Define 'complicit' in this context.

Goldman sold people what they wanted to buy at the prices that they were willing to pay. That they didn't think the market was rational and bet against it to cover themselves doesn't mean they did anything wrong by selling people what they wanted. It means that they were smarter than the people they were selling to. They had no obligation to act in their customers best interest. They were selling to investors who should have been sophisticated enough to understand and analyze the instrument they were buying. If they weren't that sophisticated, they shouldn't have bought.

The greedy sheep were all chasing the yields of these instruments and then complained when the slaughter began. You can't legislate away stupidity and greed which were the real drivers behind all this.

  • Members
Posted

I agree that you cannot legislate greed and stupidity aka morality, but, that does not keep the Congress and others from trying to do so. There is no doubt in my mind that they will fail but, in the meantime, it is costly to everyone, taxpayers and "others".

Greedy sheep and sophisicated investors are contradictatory. I realize that some are both and some are neither. That is a fact of life as I see it.

Best regards,

RA1

Guest Conway
Posted

Define 'complicit' in this context.

Goldman sold people what they wanted to buy at the prices that they were willing to pay. That they didn't think the market was rational and bet against it to cover themselves doesn't mean they did anything wrong by selling people what they wanted. It means that they were smarter than the people they were selling to. They had no obligation to act in their customers best interest. They were selling to investors who should have been sophisticated enough to understand and analyze the instrument they were buying. If they weren't that sophisticated, they shouldn't have bought.

The greedy sheep were all chasing the yields of these instruments and then complained when the slaughter began. You can't legislate away stupidity and greed which were the real drivers behind all this.

Holy Cow! We are in agreement. This may be a first!

Congress wants to paint a picture of Goldman's "customers" as some mom and pop entity. They're not. Goldman's customers are some of the most savvy financial firms in the world.

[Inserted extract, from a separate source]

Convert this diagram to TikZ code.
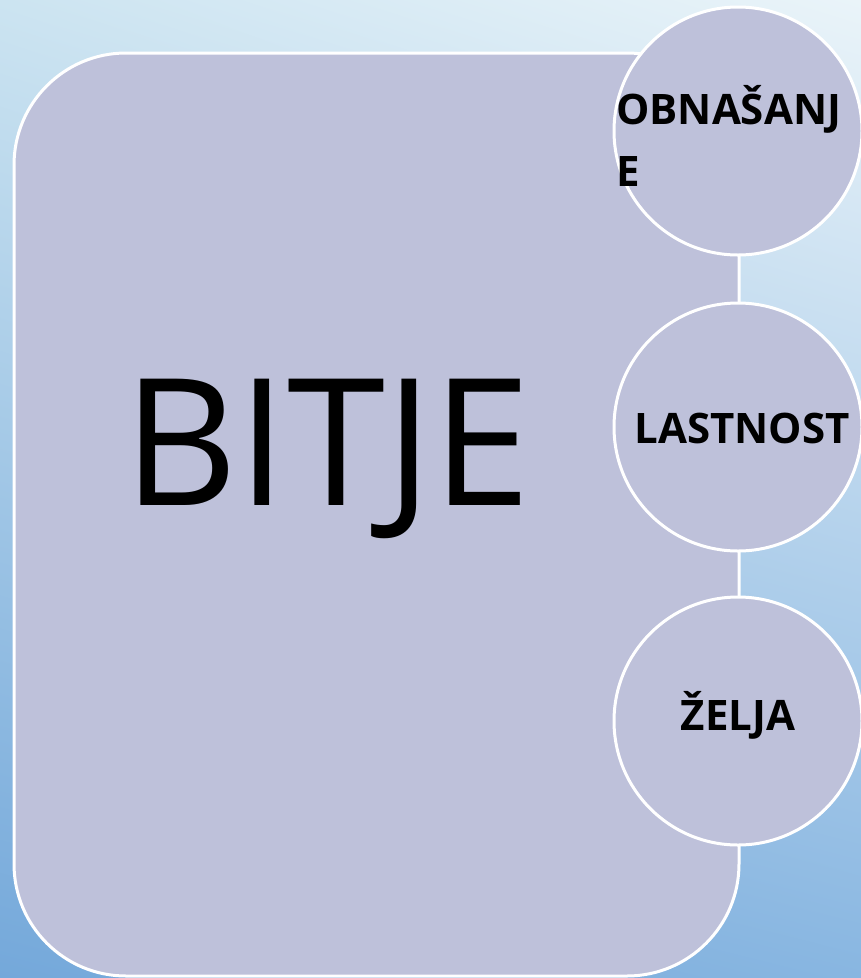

Greed drove this entire crisis. From the homeowner who bought a house that he couldn't afford, to the mortgage company that wrote the loan for the house that the homeowner couldn't afford, to the investment bank that securitized the pool of loans to homeowners that couldn't afford their homes, to the analysts that graded the pools of loans to people who couldn't afford the houses they bought as investment grade, to the pension funds that bought tranches of the securitized pools of homes to people who couldn't afford them as safe investments for the retirements of their investors, to the mom and pop investor who wanted a double digit return on their retirement funds every year.

I do think that Congress and politicians of both parties were complicit in that they funded Fannie and Freddie to underwrite these very types of loans. Fannie and Freddie were the first to make subprime fashionable. The private market followed suit in order to compete.

Today's lesson is that the average politician is too dumb to legislate any issue of any substance.

Guest hitoallusa
Posted

Yes I agree and you are right. They have no obligation. I believe it is a serious fraud if they act and persuade others they do, however. The SEC should have pressed harder and gotten more than 550 millions from GS. Unfortunately you can't do that your future employer so I understand their position too.

They had no obligation to act in their customers best interest.

Guest zipperzone
Posted

Define 'complicit' in this context.

They had no obligation to act in their customers best interest.

Might I suggest you look up the meaning of "Fiduciary Duty"

Guest Conway
Posted

It's still amazing to me that this whole subprime mortgage thing was the biggest swindle in US history and not one person has been charged with a crime.

Many people have been charged with mortgage fraud since this crisis broke four years ago. From the guy who headed up Countrywide to thousands of disreputable mortgage brokers and appraisers.